The M1 is impressive hardware. The 'ARM everywhere in the data center' takes are not. Here's what actually matters for server infrastructure.

Everyone lost their minds over the M1 benchmarks last week. And honestly? The chip deserves it. But the hot takes about ARM taking over the data center overnight are wildly premature.

I run cloud infrastructure at Decloud. I think about server architectures constantly. And my honest reaction to the M1 is: great laptop chip, almost irrelevant to my server decisions today.

The hype vs. the reality

Apple designed the M1 for consumer devices. Tight integration between CPU, GPU, unified memory, the whole SoC approach. That’s what makes it fast. It’s also what makes it completely unlike anything you’d rack in a data center.

Server ARM is a different animal. Graviton2, Ampere Altra – those exist already. They’re real. They’re decent. But they’re not the M1, and the M1 isn’t them. People conflating Apple’s consumer chip with the state of ARM servers are making a category error.

What actually matters

Here’s the thing nobody’s talking about: the M1’s biggest server impact is on developer laptops.

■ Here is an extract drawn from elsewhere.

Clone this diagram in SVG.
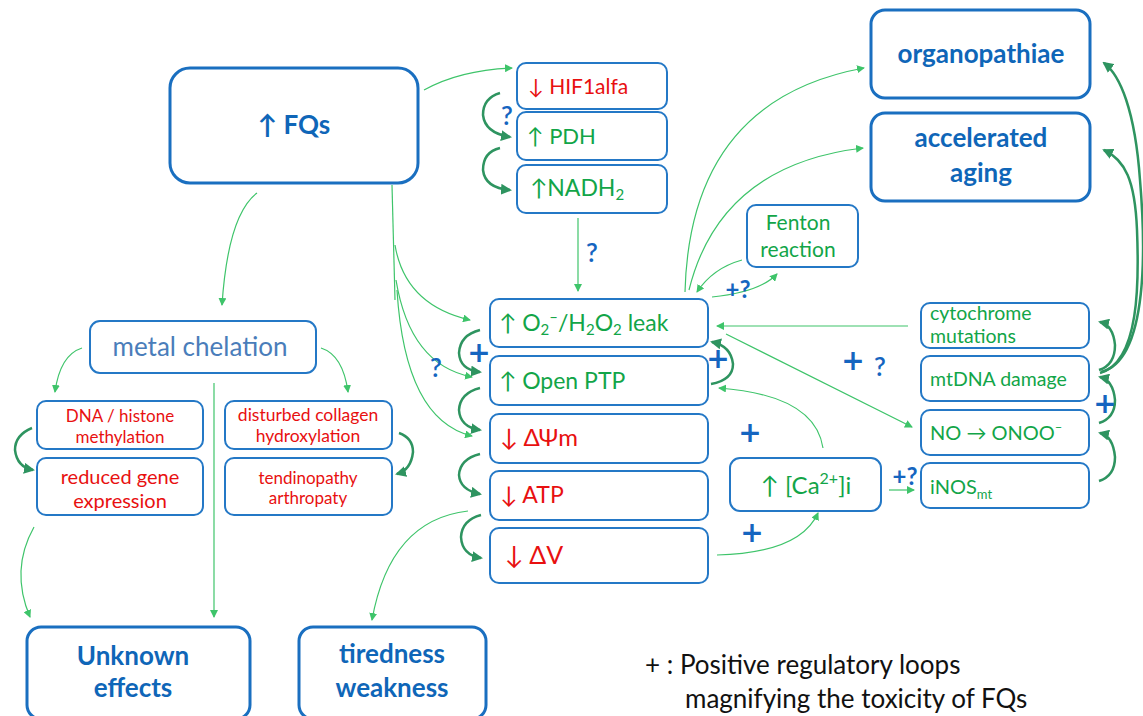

Every Mac developer is about to be running arm64 natively. That means your CI pipeline, your Docker images, your build tooling – all of it needs to handle multi-arch or you’re going to have a bad time. This is already annoying. It’s about to get much more annoying.

At Decloud we started shipping multi-arch images a few months ago. Not because we love ARM servers. Because we saw this coming and didn’t want our Go binaries breaking when half the team gets new MacBooks.

Cross-compile your stuff. Publish arm64 and amd64 images. Test on both. This isn’t optional anymore.

ARM servers: be skeptical, not dismissive

I’ve benchmarked Graviton2 instances for several of our workloads. Results are mixed. Some services run 15-20% cheaper at comparable performance. Others are worse. The “ARM is always more efficient” line is marketing. Reality is workload-specific.

Native extensions are still a pain. Some vendor SDKs don’t have ARM builds. The ecosystem is getting there but it’s not there.

My advice: pick one stateless, non-critical service. Run it on ARM for a month. Measure everything. Then decide if it’s worth the migration overhead for your specific stack. Don’t migrate because a blog post told you ARM is the future.

The real prediction

Five years from now, ARM will have meaningful server market share. Not because of Apple. Because of economics – AWS is building its own chips, and when your cloud provider is also your chip vendor, the pricing incentives get very real.

But that’s a five-year story. Not a next-quarter story. And definitely not a “rewrite your deployment pipeline this weekend” story.

Fix your multi-arch builds. Ignore the hype. Check back in 2022.